# Oil Disappearing 1996 Sentra



## Dennis Sutton (Jan 6, 2006)

oil disappearing
1996 Nissan Sentra has never used oil. I change the oil every 3,000 miles. The Nissan shop replaced my valve cover gasket and the car started using 1 quart of oil every 100 miles. There are no leaks and the Nissan people can’t find the problem. They want to put a new valve cover on and hope this will fix it at 140 dollars just for the valve cover. I understand there a seal under the valve cover (Nissan Part No. 13271-51J60) that can be replaced that will fix the oil lost. Does anyone Know about this.


----------



## HATEnFATE (Dec 24, 2002)

they just want to install a new v/c? Your oil is going somewhere. it doesn't just evaporate that fast. you need to determine where your oil is going. with that much loss you would either see a puddle under the car or smoke out of the exhaust. Find the leak and fix what needs to be fixed, not just random stuff.


----------



## Kennizmo (Oct 17, 2005)

Well...if everything is fine until you (or the shop) changes something, then whatever you (or the shop) did is whats causing your new problem. And if the shop caused the problem, the shop should be fixing the problem for free.
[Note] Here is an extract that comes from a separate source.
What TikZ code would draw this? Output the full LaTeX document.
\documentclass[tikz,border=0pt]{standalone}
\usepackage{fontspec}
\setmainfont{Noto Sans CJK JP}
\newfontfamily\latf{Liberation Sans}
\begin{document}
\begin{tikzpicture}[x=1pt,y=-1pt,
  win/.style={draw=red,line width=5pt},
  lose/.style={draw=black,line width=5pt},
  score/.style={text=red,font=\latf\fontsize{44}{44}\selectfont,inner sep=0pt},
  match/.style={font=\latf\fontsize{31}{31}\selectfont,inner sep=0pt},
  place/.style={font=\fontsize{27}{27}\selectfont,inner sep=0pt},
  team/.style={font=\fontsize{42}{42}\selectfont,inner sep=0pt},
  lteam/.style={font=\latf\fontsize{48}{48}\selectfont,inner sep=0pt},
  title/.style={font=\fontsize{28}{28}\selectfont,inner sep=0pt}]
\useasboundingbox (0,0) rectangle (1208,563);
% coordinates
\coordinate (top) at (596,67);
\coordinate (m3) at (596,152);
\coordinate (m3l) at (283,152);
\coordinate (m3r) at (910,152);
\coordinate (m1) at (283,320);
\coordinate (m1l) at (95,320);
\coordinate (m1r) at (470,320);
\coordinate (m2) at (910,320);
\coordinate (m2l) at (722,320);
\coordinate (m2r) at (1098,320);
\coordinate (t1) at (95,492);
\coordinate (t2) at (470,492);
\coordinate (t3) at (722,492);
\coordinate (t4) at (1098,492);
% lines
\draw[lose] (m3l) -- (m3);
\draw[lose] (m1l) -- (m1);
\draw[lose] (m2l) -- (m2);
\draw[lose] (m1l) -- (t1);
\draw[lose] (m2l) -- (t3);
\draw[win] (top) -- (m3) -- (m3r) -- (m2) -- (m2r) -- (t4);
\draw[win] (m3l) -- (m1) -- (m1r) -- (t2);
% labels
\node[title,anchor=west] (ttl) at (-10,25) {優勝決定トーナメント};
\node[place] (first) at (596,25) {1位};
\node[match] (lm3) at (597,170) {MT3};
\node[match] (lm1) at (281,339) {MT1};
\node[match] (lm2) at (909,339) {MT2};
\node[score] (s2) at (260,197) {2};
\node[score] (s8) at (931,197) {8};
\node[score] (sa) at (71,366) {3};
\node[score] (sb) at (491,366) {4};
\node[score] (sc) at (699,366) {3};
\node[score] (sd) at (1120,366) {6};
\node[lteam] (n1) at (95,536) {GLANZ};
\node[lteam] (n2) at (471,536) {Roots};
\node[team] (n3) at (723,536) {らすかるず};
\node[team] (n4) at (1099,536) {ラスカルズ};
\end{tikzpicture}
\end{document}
Do they know that everything was fine until they put that gasket on?


----------



## Dennis Sutton (Jan 6, 2006)

Kennizmo said:


> Well...if everything is fine until you (or the shop) changes something, then whatever you (or the shop) did is whats causing your new problem. And if the shop caused the problem, the shop should be fixing the problem for free.
> 
> Do they know that everything was fine until they put that gasket on?
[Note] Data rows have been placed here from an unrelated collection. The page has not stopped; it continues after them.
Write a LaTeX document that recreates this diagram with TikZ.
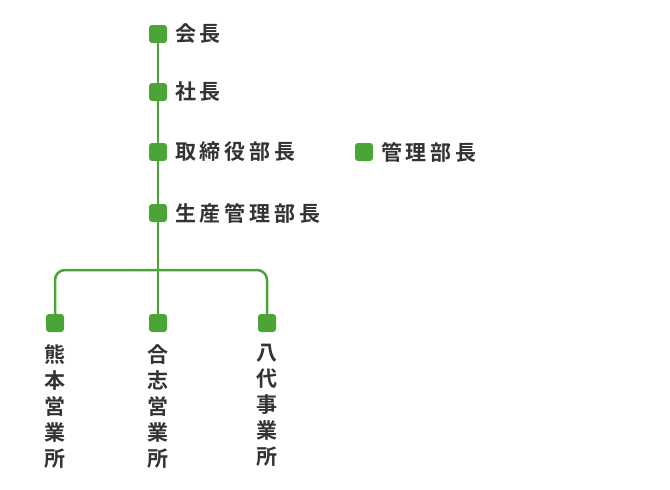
\documentclass[tikz,border=0pt]{standalone}
\usepackage{fontspec}
\usetikzlibrary{calc}
\newfontfamily\jpfont{Noto Sans CJK JP}[BoldFont={* Bold}, LetterSpace=18]
\definecolor{leaf}{HTML}{4AA536}
\definecolor{ink}{HTML}{333333}
\begin{document}
\begin{tikzpicture}[x=1pt, y=-1pt]
    \tikzstyle{post}=[fill=leaf, rounded corners=3pt, minimum size=18pt, inner sep=0pt];
    \tikzstyle{title}=[right, text=ink, font=\jpfont\bfseries\fontsize{21}{21}\selectfont, inner sep=0pt];
    \tikzstyle{vtitle}=[below, text=ink, font=\jpfont\bfseries\fontsize{21}{26}\selectfont, align=center, inner sep=0pt];
    \tikzstyle{link}=[draw=leaf, line width=2.5pt];
    \useasboundingbox (0,0) rectangle (670,490);

    \node[post] (chair) at (158, 34) {};
    \node[post] (pres) at (158, 92) {};
    \node[post] (dir) at (158, 152) {};
    \node[post] (prod) at (158, 213) {};
    \node[post] (mgmt) at (364, 152) {};

    \node[post] (kuma) at (55, 323) {};
    \node[post] (goshi) at (158, 323) {};
    \node[post] (yatsu) at (267, 323) {};

    \coordinate (fork) at (158, 270);

    \draw[link] (chair) -- (pres) -- (dir) -- (prod) -- (goshi);
    \draw[link, rounded corners=10pt] (kuma) |- (fork) -| (yatsu);

    \node[title] at ($(chair)+(17,0)$) {会長};
    \node[title] at ($(pres)+(17,0)$) {社長};
    \node[title] at ($(dir)+(17,0)$) {取締役部長};
    \node[title] at ($(prod)+(17,0)$) {生産管理部長};
    \node[title] at ($(mgmt)+(17,0)$) {管理部長};

    \node[vtitle] at ($(kuma)+(0,21)$) {熊\\本\\営\\業\\所};
    \node[vtitle] at ($(goshi)+(0,21)$) {合\\志\\営\\業\\所};
    \node[vtitle] at ($(yatsu)+(0,21)$) {八\\代\\事\\業\\所};
\end{tikzpicture}
\end{document}
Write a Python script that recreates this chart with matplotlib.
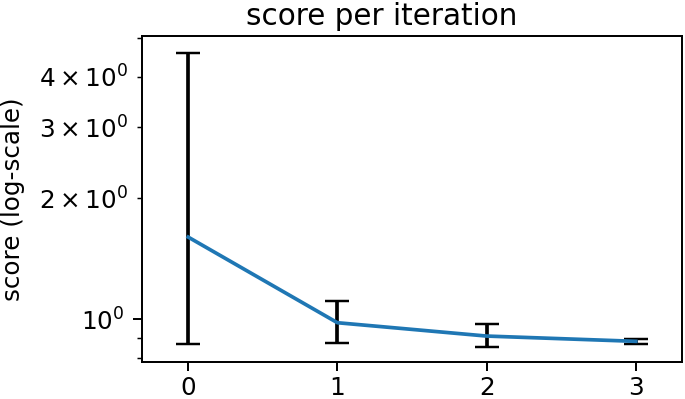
import numpy as np
import matplotlib
matplotlib.use("Agg")
import matplotlib.pyplot as plt

# score per iteration (mean with lower / upper extent)
iterations = [0, 1, 2, 3]
score_mean = [1.60, 0.981, 0.909, 0.882]
score_low = [0.868, 0.872, 0.852, 0.868]
score_high = [4.59, 1.11, 0.972, 0.894]

mean = np.array(score_mean)
yerr = [mean - np.array(score_low), np.array(score_high) - mean]

dpi = 177
fig = plt.figure(figsize=(685 / dpi, 399 / dpi), dpi=dpi)
ax = fig.add_axes([142 / 685, (399 - 361.5) / 399, (682 - 142) / 685, (361.5 - 36) / 399])

ax.errorbar(iterations, mean, yerr=yerr, ecolor='black', capsize=5, color='tab:blue')
ax.set_yscale('log')
ax.set_ylim(0.786, 5.05)
ax.set_xlim(-0.31, 3.31)
ax.set_xticks(iterations)
ax.tick_params(axis='x', pad=2.5)

ax.set_title('score per iteration', x=(382 - 142) / (682 - 142), pad=4.5)
ax.set_ylabel('score (log-scale)', labelpad=6)

fig.savefig('out.png', dpi=dpi)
Yes, the car did not used oil at all. I drive 87 Miles to work one way and change the oil each month. They told me the valve cover gasket was leaking.


----------



## HATEnFATE (Dec 24, 2002)

The only catch your going to have is proving that you didnt burn or lose that much oil but they should pay for any and all repairs to resolve the issue to return your car to it's former state.


----------



## Kennizmo (Oct 17, 2005)

Yup, and have fun trying to do that. Should have let the engine just blow up and then gave them a call


----------



## nastynissan (Jan 26, 2003)

Dennis Sutton said:


> oil disappearing
> 1996 Nissan Sentra has never used oil. I change the oil every 3,000 miles. The Nissan shop replaced my valve cover gasket and the car started using 1 quart of oil every 100 miles. There are no leaks and the Nissan people can’t find the problem. They want to put a new valve cover on and hope this will fix it at 140 dollars just for the valve cover. I understand there a seal under the valve cover (Nissan Part No. 13271-51J60) that can be replaced that will fix the oil lost. Does anyone Know about this.
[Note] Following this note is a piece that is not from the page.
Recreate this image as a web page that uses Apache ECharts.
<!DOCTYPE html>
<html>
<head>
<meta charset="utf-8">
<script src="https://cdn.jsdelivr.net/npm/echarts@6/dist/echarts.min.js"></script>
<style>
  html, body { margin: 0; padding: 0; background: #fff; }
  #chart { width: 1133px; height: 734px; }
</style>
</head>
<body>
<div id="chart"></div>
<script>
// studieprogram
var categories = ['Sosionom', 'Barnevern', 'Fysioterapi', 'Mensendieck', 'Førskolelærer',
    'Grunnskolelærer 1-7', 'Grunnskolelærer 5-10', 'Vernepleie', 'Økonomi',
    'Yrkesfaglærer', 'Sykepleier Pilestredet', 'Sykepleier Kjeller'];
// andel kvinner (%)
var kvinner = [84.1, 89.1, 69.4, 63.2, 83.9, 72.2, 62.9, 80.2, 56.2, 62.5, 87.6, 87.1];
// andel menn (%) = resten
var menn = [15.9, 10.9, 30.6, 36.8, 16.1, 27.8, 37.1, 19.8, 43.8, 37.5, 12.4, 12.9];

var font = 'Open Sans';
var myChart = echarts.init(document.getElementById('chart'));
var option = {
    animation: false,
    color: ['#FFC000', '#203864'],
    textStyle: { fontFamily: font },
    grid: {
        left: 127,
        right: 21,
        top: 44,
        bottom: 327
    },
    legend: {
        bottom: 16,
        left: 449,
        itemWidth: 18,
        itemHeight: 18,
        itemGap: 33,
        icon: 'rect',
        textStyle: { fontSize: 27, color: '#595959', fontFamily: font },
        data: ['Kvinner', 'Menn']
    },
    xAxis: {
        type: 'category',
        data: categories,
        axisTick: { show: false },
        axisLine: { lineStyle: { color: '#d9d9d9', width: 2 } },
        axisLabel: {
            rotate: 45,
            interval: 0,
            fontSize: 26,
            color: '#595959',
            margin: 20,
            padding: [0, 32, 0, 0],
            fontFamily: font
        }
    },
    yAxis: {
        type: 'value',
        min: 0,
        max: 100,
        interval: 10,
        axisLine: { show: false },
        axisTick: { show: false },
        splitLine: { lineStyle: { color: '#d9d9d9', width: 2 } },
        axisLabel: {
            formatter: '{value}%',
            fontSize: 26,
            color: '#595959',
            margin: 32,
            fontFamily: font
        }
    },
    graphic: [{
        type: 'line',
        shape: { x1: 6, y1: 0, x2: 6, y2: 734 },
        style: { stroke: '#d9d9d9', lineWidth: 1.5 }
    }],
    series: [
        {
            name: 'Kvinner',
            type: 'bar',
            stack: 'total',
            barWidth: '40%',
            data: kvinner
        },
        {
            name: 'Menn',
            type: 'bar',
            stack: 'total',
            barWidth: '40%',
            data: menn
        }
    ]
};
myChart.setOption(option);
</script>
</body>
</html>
There is a seal under the VC that doesnt come with the Gasket set. Its a small Square rubber seal. IIRC it directs the returning oil to the block instead of the head. Ive had to order this gasket from Nissan a couple times in the past. I dont know if it'll fix the issue of not but they "SHOULD" be willing to pull the VC back off and see if its a problem..


Of course somtime the mention of a Lawyer can go a LONG ways. Ive seen more than 1 shop REVISE their "Policy" at the mention of a lawyer. Just be careful how you do it.


----------



## metro273 (Sep 16, 2005)

nastynissan said:


> There is a seal under the VC that doesnt come with the Gasket set. Its a small Square rubber seal. IIRC it directs the returning oil to the block instead of the head. Ive had to order this gasket from Nissan a couple times in the past. I dont know if it'll fix the issue of not but they "SHOULD" be willing to pull the VC back off and see if its a problem..


You are right! Need 2 replace that small gasket underneath to stop the oil loss... :thumbup: It's happened to us at work.


----------